Scientists say they have found the 'key ingredients' to create the first nuclear clock which could advance understanding of time and fundamental physics.
A nuclear clock is a theoretical timekeeping device that measures signals from the nucleus of an atom to provide its 'ticks'.
Although its potential excites scientists, until now it has not been replicated owing to the difficulty of measuring the energy jumps within a nucleus using current technology.
Researchers at JILA, a joint institute of the National Institute of Standards and Technology (NIST) and the University of Colorado Boulder, were able to utilise a ultraviolet laser to precisely measure the frequency of an energy jump in thorium nuclei embedded in a solid crystal.
While this laboratory demonstration is not a fully developed nuclear clock, it contains all the core technology for one, the scientists say.
“We used a laser referenced to the most precise atomic clock to excite the nucleus of thorium atoms and measure the absolute frequency of the nuclear transition”, researchers told The National.
They added that the measurement was “a million times more precise than previous experiments”.
The research has already yielded unprecedented results, including the ability to observe details in the thorium nucleus's shape that no one had ever observed before. Researchers liken this to seeing individual blades of grass from an aircraft.
Atomic clocks are used to configure international time and play major roles in technologies such as GPS, internet synchronisation, and financial transactions.
Nuclear clocks are generally thought to be more precise than atomic clocks, which measure time by tuning laser light to frequencies that cause electrons to jump between energy levels.
The development of nuclear clocks could mean even more precise navigation systems, faster internet speeds, more reliable network connections and more secure digital communications.
“Imagine a wristwatch that wouldn't lose a second even if you left it running for billions of years,” said NIST and JILA physicist Jun Ye. “While we're not quite there yet, this research brings us closer to that level of precision.”
Scientists focused on thorium-229, an atom whose nucleus has a smaller energy jump than any other known atom, requiring ultraviolet light, which is lower in energy than X-rays.
“Since a nuclear clock is based on a nuclear transition within an atom's nucleus as opposed to an electron transition occurring in the atom's electron shell, nuclear clocks can be less sensitive to issues such as electric magnetic fields”, the researchers added.
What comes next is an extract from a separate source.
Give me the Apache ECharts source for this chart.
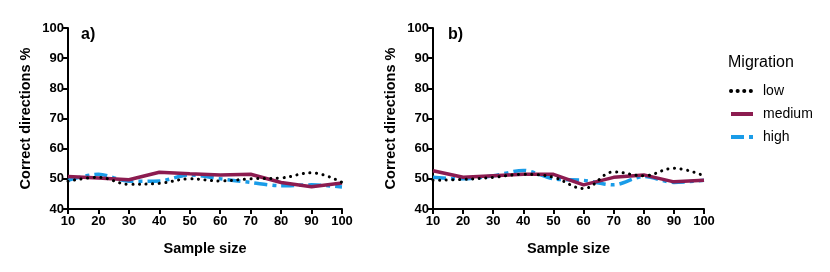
<!DOCTYPE html>
<html><head><meta charset="utf-8">
<script src="https://cdn.jsdelivr.net/npm/echarts@6/dist/echarts.min.js"></script>
<style>html,body{margin:0;padding:0;background:#fff}#c{width:830px;height:272px}</style>
</head><body><div id="c"></div>
<script>
const sampleSizes = [10,20,30,40,50,60,70,80,90,100];
const lowA    = [49.2,50.5,48.2,48.5,50.0,49.3,50.0,50.3,52.0,48.8];
const mediumA = [50.8,50.3,49.7,52.2,51.7,51.3,51.5,48.8,47.4,48.6];
const highA   = [49.5,51.5,49.2,49.3,51.3,50.0,48.8,47.7,48.0,47.3];
const lowB    = [49.5,49.8,50.5,51.5,50.5,46.8,52.3,51.0,53.5,51.0];
const mediumB = [52.7,50.5,51.0,51.5,51.5,48.0,50.5,51.3,49.0,49.5];
const highB   = [50.5,50.0,51.0,52.8,50.0,49.5,48.0,50.8,48.8,49.5];
const yTicks = [40,50,60,70,80,90,100];
const panelLabels = ['a)','b)'];

const F = 'Liberation Sans, Arial, Helvetica, sans-serif';
const zip = arr => sampleSizes.map((x,i)=>[x,arr[i]]);
const styles = {
  low: {color:'#000', lineStyle:{color:'#000', width:3, type:[0.1,6.5], cap:'round'}, smooth:0.4},
  medium: {color:'#8c1c50', lineStyle:{color:'#8c1c50', width:3.5, type:'solid'}, smooth:false},
  high: {color:'#1a9ce8', lineStyle:{color:'#1a9ce8', width:3.5, type:[13,5,4,5], cap:'butt'}, smooth:0.3}
};
function mk(name, data, idx){
  const s = styles[name];
  return {name, type:'line', xAxisIndex:idx, yAxisIndex:idx, data:zip(data), symbol:'none',
    smooth:s.smooth, itemStyle:{color:s.color}, lineStyle:s.lineStyle, z: name==='medium'?3:(name==='high'?2:4)};
}
const axisCommon = {
  axisLine:{show:true, onZero:false, lineStyle:{color:'#000', width:2}},
  axisTick:{show:true, length:5, lineStyle:{color:'#000', width:2}},
  splitLine:{show:false},
  axisLabel:{color:'#000', fontFamily:F, fontWeight:'bold', fontSize:13}
};
function xAx(i){return Object.assign({}, axisCommon, {type:'value', gridIndex:i, min:10, max:100, interval:10,
  name:'Sample size', nameLocation:'middle', nameGap:32,
  nameTextStyle:{color:'#000', fontFamily:F, fontWeight:'bold', fontSize:14.5},
  axisLabel:Object.assign({}, axisCommon.axisLabel, {margin:6})});}
function yAx(i){return Object.assign({}, axisCommon, {type:'value', gridIndex:i, min:yTicks[0], max:yTicks[yTicks.length-1], interval:10,
  name:'Correct directions %', nameLocation:'middle', nameGap:35,
  nameTextStyle:{color:'#000', fontFamily:F, fontWeight:'bold', fontSize:14.5},
  axisLabel:Object.assign({}, axisCommon.axisLabel, {margin:4})});}

const chart = echarts.init(document.getElementById('c'), null, {renderer:'canvas'});
chart.setOption({
  animation:false,
  backgroundColor:'#fff',
  grid:[
    {left:68, right:488, top:28, bottom:63},
    {left:433, right:126, top:28, bottom:63}
  ],
  xAxis:[xAx(0), xAx(1)],
  yAxis:[yAx(0), yAx(1)],
  title:[
    {text:panelLabels[0], left:76, top:22, textStyle:{fontFamily:F, fontWeight:'bold', fontSize:16, color:'#000'}},
    {text:panelLabels[1], left:443, top:22, textStyle:{fontFamily:F, fontWeight:'bold', fontSize:16, color:'#000'}},
    {text:'Migration', left:723, top:50, textStyle:{fontFamily:F, fontWeight:'normal', fontSize:16, color:'#000'}}
  ],
  legend:{
    data:['low','medium','high'], orient:'vertical', left:724, top:79,
    itemWidth:22, itemHeight:10, itemGap:9,
    itemStyle:{opacity:0},
    lineStyle:{width:4},
    textStyle:{fontFamily:F, fontSize:14, color:'#000', padding:[0,0,0,5]}
  },
  series:[
    mk('low', lowA, 0), mk('high', highA, 0), mk('medium', mediumA, 0),
    mk('low', lowB, 1), mk('high', highB, 1), mk('medium', mediumB, 1)
  ]
});
</script></body></html>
“Another simple reason is that the frequency of the thorium nuclear transition is higher than most atomic clock frequencies – in general, a clock that ticks faster is able to measure time with more precision.”
Nuclear clocks could further improve tests of fundamental theories for how the universe works, potentially leading to new discoveries in physics.
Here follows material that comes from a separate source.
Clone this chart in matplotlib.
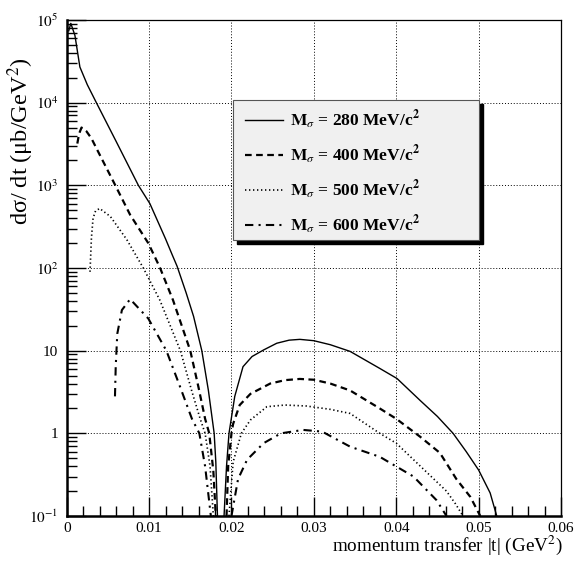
import numpy as np
import matplotlib.pyplot as plt
from matplotlib.patches import Rectangle
from matplotlib.lines import Line2D

plt.rcParams['font.family'] = ['Liberation Serif', 'DejaVu Serif']
plt.rcParams['mathtext.fontset'] = 'stix'

# curves, two branches each (left / right of the zero)
t280_a = [0.00025, 0.0005, 0.0010, 0.0016, 0.0025, 0.0036, 0.0060, 0.0087, 0.0101,
          0.0112, 0.0120, 0.0128, 0.0134, 0.0145, 0.0154, 0.0164, 0.0172, 0.0179, 0.0181, 0.0183]
s280_a = [7.4e4, 9.1e4, 6.5e4, 2.7e4, 1.65e4, 1.0e4, 3.4e3, 1.0e3, 600,
          340, 225, 145, 105, 50, 26, 10, 3.3, 1.0, 0.45, 0.1]
t280_b = [0.0191, 0.0194, 0.0197, 0.0204, 0.0214, 0.0225, 0.0239, 0.0255, 0.0270, 0.0283, 0.0300,
          0.0320, 0.0344, 0.0380, 0.0401, 0.0429, 0.0450, 0.0469, 0.0485, 0.0500, 0.0514, 0.0522]
s280_b = [0.1, 0.4, 1.0, 2.8, 6.4, 8.5, 10.2, 12.3, 13.4, 13.7, 13.2,
          11.8, 9.8, 6.1, 4.6, 2.5, 1.6, 1.0, 0.6, 0.36, 0.19, 0.1]

t400_a = [0.00129, 0.0015, 0.0018, 0.0024, 0.0030, 0.0040, 0.0059, 0.0077, 0.0099,
          0.0113, 0.0129, 0.0150, 0.0160, 0.0168, 0.0173, 0.0178, 0.0181]
s400_a = [3.2e3, 4.2e3, 5.0e3, 4.5e3, 3.7e3, 2.35e3, 1.0e3, 440, 200,
          102, 41, 10, 3.6, 1.5, 1.0, 0.35, 0.1]
t400_b = [0.0194, 0.0196, 0.0200, 0.0202, 0.0210, 0.0223, 0.0247, 0.0265, 0.0283, 0.0300,
          0.0320, 0.0344, 0.0380, 0.0400, 0.0429, 0.0453, 0.0473, 0.0490, 0.0502]
s400_b = [0.1, 0.4, 1.0, 1.3, 2.2, 3.0, 4.0, 4.4, 4.55, 4.45,
          4.0, 3.3, 2.0, 1.5, 0.91, 0.58, 0.28, 0.17, 0.1]

t500_a = [0.00283, 0.0030, 0.0032, 0.0035, 0.0040, 0.0053, 0.0073, 0.0093, 0.0113,
          0.0138, 0.0152, 0.0162, 0.0168, 0.0174, 0.0178]
s500_a = [90, 230, 400, 490, 525, 420, 220, 100, 41,
          10, 3.2, 1.5, 1.0, 0.4, 0.1]
t500_b = [0.0197, 0.0202, 0.0212, 0.0223, 0.0243, 0.0265, 0.0291, 0.0320, 0.0344, 0.0380,
          0.0400, 0.0421, 0.0461, 0.0472, 0.0481]
s500_b = [0.1, 0.45, 1.0, 1.45, 2.1, 2.2, 2.14, 1.95, 1.74, 1.0,
          0.76, 0.48, 0.2, 0.14, 0.1]

t600_a = [0.00586, 0.00595, 0.00614, 0.0067, 0.0077, 0.0099, 0.0121, 0.0137,
          0.0152, 0.0161, 0.0168, 0.0175]
s600_a = [2.8, 6.4, 16, 31, 42, 24.5, 10, 3.8,
          1.5, 1.0, 0.4, 0.1]
t600_b = [0.0200, 0.0208, 0.0219, 0.0239, 0.0260, 0.0287, 0.0310, 0.0344,
          0.0380, 0.0421, 0.0449, 0.0461]
s600_b = [0.1, 0.28, 0.48, 0.76, 1.0, 1.1, 1.05, 0.69,
          0.52, 0.30, 0.155, 0.1]

masses = [280, 400, 500, 600]
xticks = [0, 0.01, 0.02, 0.03, 0.04, 0.05, 0.06]
xticklabels = ['0', '0.01', '0.02', '0.03', '0.04', '0.05', '0.06']
yticks = [1e-1, 1, 10, 1e2, 1e3, 1e4, 1e5]
yticklabels = ['$10^{-1}$', '1', '10', '$10^{2}$', '$10^{3}$', '$10^{4}$', '$10^{5}$']

styles = [dict(ls='-', lw=1.0),
          dict(ls=(0, (3, 2)), lw=1.6),
          dict(ls=(0, (0.8, 1.6)), lw=1.2),
          dict(ls=(0, (4, 2.5, 1, 2.5)), lw=1.5)]
curves = [(t280_a, s280_a, t280_b, s280_b),
          (t400_a, s400_a, t400_b, s400_b),
          (t500_a, s500_a, t500_b, s500_b),
          (t600_a, s600_a, t600_b, s600_b)]

W, H = 579, 575
fig = plt.figure(figsize=(W / 100, H / 100), dpi=100)
ax = fig.add_axes([66.7 / W, (H - 516) / H, 494.3 / W, 496 / H])

for (ta, sa, tb, sb), st in zip(curves, styles):
    ax.plot(ta, sa, color='black', **st)
    ax.plot(tb, sb, color='black', **st)

ax.set_yscale('log')
ax.set_xlim(0, 0.06)
ax.set_ylim(0.1, 1e5)
ax.set_xticks(xticks)
ax.set_xticklabels(xticklabels)
ax.set_xticks(np.arange(0, 0.0601, 0.002), minor=True)
ax.set_yticks(yticks)
ax.set_yticklabels(yticklabels)
ax.grid(True, which='major', color='black', ls=(0, (1, 2)), lw=0.7)
ax.tick_params(which='both', direction='in', top=False, right=False, labelsize=11)
ax.tick_params(which='major', length=14, width=1.0)
ax.tick_params(which='minor', length=7, width=1.0)
ax.tick_params(axis='x', pad=4)
ax.tick_params(axis='y', pad=6)
for s in ['left', 'bottom']:
    ax.spines[s].set_linewidth(1.8)
for s in ['top', 'right']:
    ax.spines[s].set_linewidth(0.9)

# legend box with black shadow
bx0, bx1, by0, by1 = 232.7, 479.3, 100, 240
fig.patches.append(Rectangle((((bx0 + 4) / W), (H - by1 - 4) / H), (bx1 - bx0) / W,
                             (by1 - by0) / H, transform=fig.transFigure,
                             facecolor='black', edgecolor='black', zorder=5))
fig.patches.append(Rectangle((bx0 / W, (H - by1) / H), (bx1 - bx0) / W,
                             (by1 - by0) / H, transform=fig.transFigure,
                             facecolor='#f0f0f0', edgecolor='#555555', lw=0.8, zorder=6))
rows = [120, 155, 190, 225]
for m, st, ry in zip(masses, styles, rows):
    fig.lines.append(Line2D([245 / W, 283 / W], [(H - ry) / H] * 2,
                            transform=fig.transFigure, color='black', zorder=7, **st))
    fig.text(290 / W, (H - ry) / H,
             r'$\mathbf{M}_{\sigma}$ = %d MeV/c$^{\mathbf{2}}$' % m,
             fontsize=12.5, fontweight='bold', va='center', ha='left', zorder=8)

fig.text(563 / W, (H - 551) / H, r'momentum transfer |t| (GeV$^{2}$)',
         fontsize=13.8, ha='right', va='baseline')
fig.text(36 / W, (H - 57) / H, r'dσ/ dt (μb/GeV$^{2}$)',
         fontsize=17.5, rotation=90, ha='right', va='top')

fig.savefig('out.png', dpi=100)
For example, they could help detect dark matter or verify if the constants of nature are truly constant, allowing for verification of theories in particle physics without the need for large-scale particle accelerator facilities.
Despite the exciting breakthrough, researchers believe that it would take some time for a nuclear clock to surpass the world's best atomic clocks, adding that both were complimentary to each other, especially when it comes to studying fundamental physics.